Dans les nombreux festivals de théâtre antique en Grèce, du moins ceux que j’ai eu l’occasion de fréquenter plus jeune, la reprise des tragédies classiques tire en longueur, la déchéance des personnages n’en finit pas d’être déclamée. On se surprend à regarder sa montre, à oublier le cadre souvent idyllique – le théâtre d’Epidaure, ou celui moins connu de Philippe dans le Nord de la Grèce – et à prier Zeus d’achever les personnages et, pourquoi pas, le metteur en scène. C’est un peu long à voir. Chez Kitsopoulou, la radicalité de sa mise en scène éclate à la gueule des acteurs et des spectateurs dans un bain de sang, qui rappelle précisément qu’une tragédie, c’est pas beau à voir…

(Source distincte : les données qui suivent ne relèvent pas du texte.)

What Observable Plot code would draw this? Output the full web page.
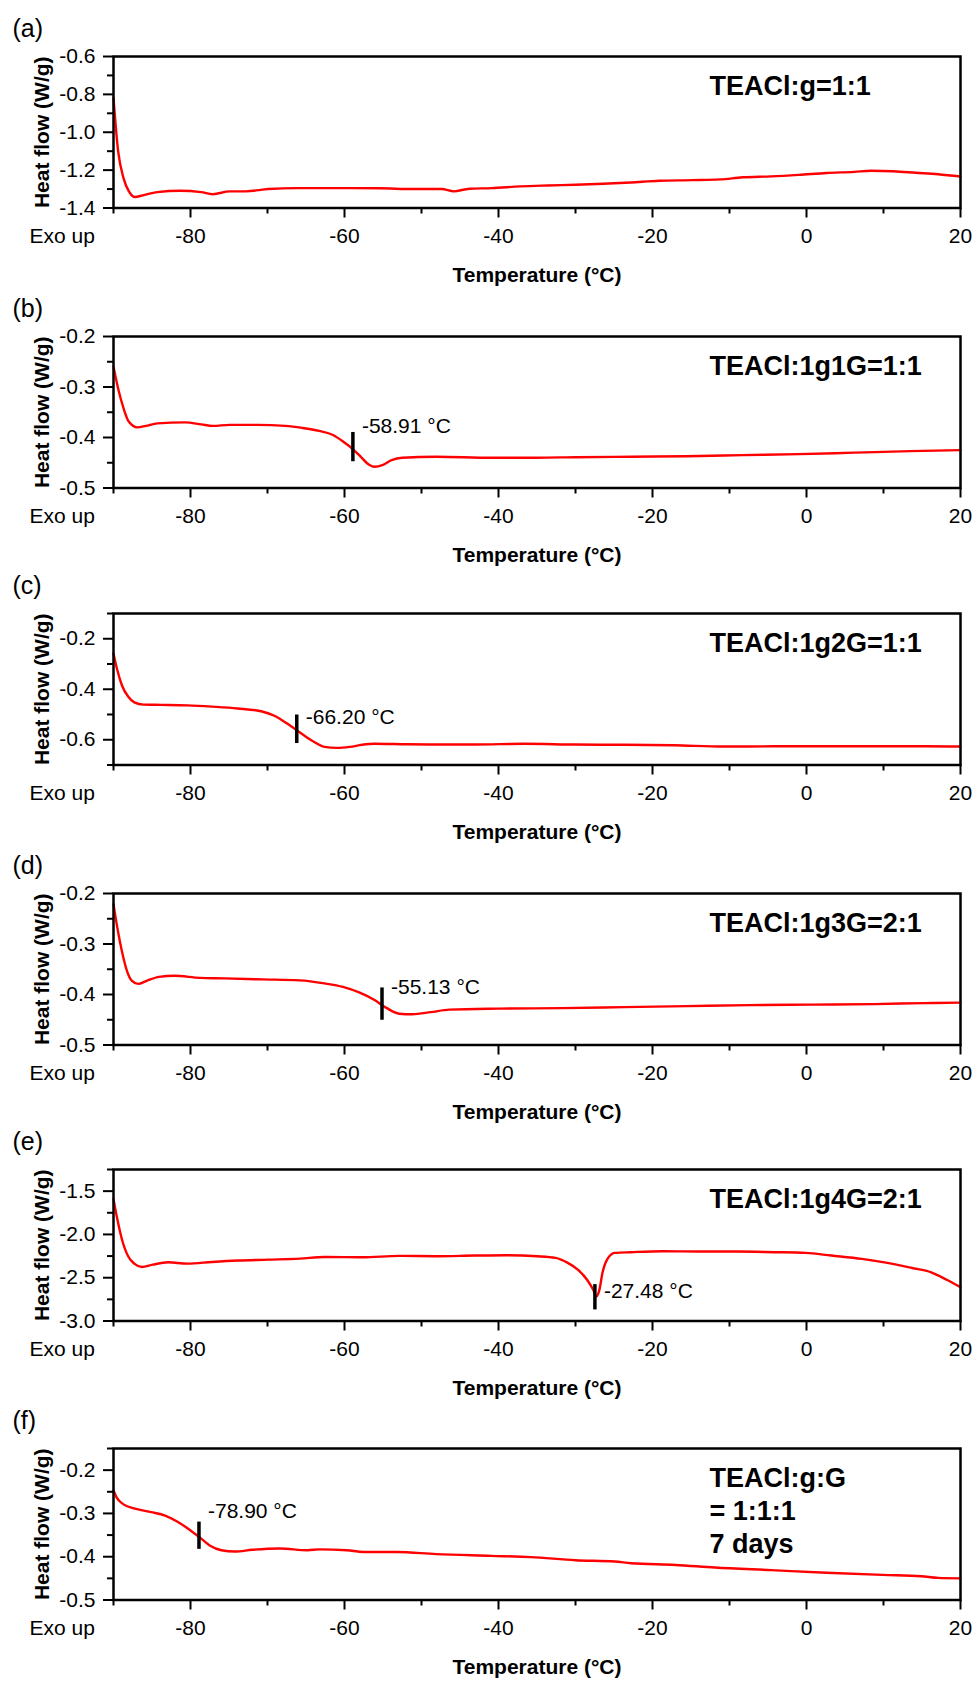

Le doux-amer de Clean city, et cet Antigone sanguin renvoient à deux lectures possibles de la situation grecque, celle d’un espoir réaliste ou celle d’une oppression érigée en système. La première est trop flatteuse, mais elle rappelle que la Grèce ne se résume pas qu’à des indicateurs socio-économiques en berne : il peut y faire bon vivre. La deuxième noie cette douceur dans le sang, nous rappelle que les temps sont durs et met à mal les velléités patriotiques de celles et ceux qui pensaient venir célébrer platement l’esprit universel grec.

Du sang ou du sirop. Partie de la scène après Antigone mis en scène par L. Kitsopoulou, Lausanne, Théâtre de Vidy

Dans un cas comme dans l’autre, on doit – notamment – à la Fondation Onassis d’avoir produit ces spectacles, seul organisme, ou presque, capable d’en assurer le financement en Grèce. A la manière dont la Fondation Niarchos porte à bout de bras le système de santé grec (mais aussi la bibliothèque nationale, et le second opéra d’Athènes), ces organismes privés, opaques, alimentés par les bénéfices des armateurs grecs, redistribuent une partie de leur fortune non-soumise à l’impôt public. L’activité théâtrale a un coût, l’organisation de tournées, de festivals et de débats aussi. La froide réalité n’est jamais loin, tout est lié. Après s’être nettoyée du sang – du sirop – dont elle s’était arrosée, vendredi soir, Leni Kitsopoulou était dans le foyer du théâtre à chanter en compagnie de musiciens des classiques de la musique rébétique devant un public garni, rieur, et éméché. Puisse l’histoire, la vraie, se terminer de la même façon.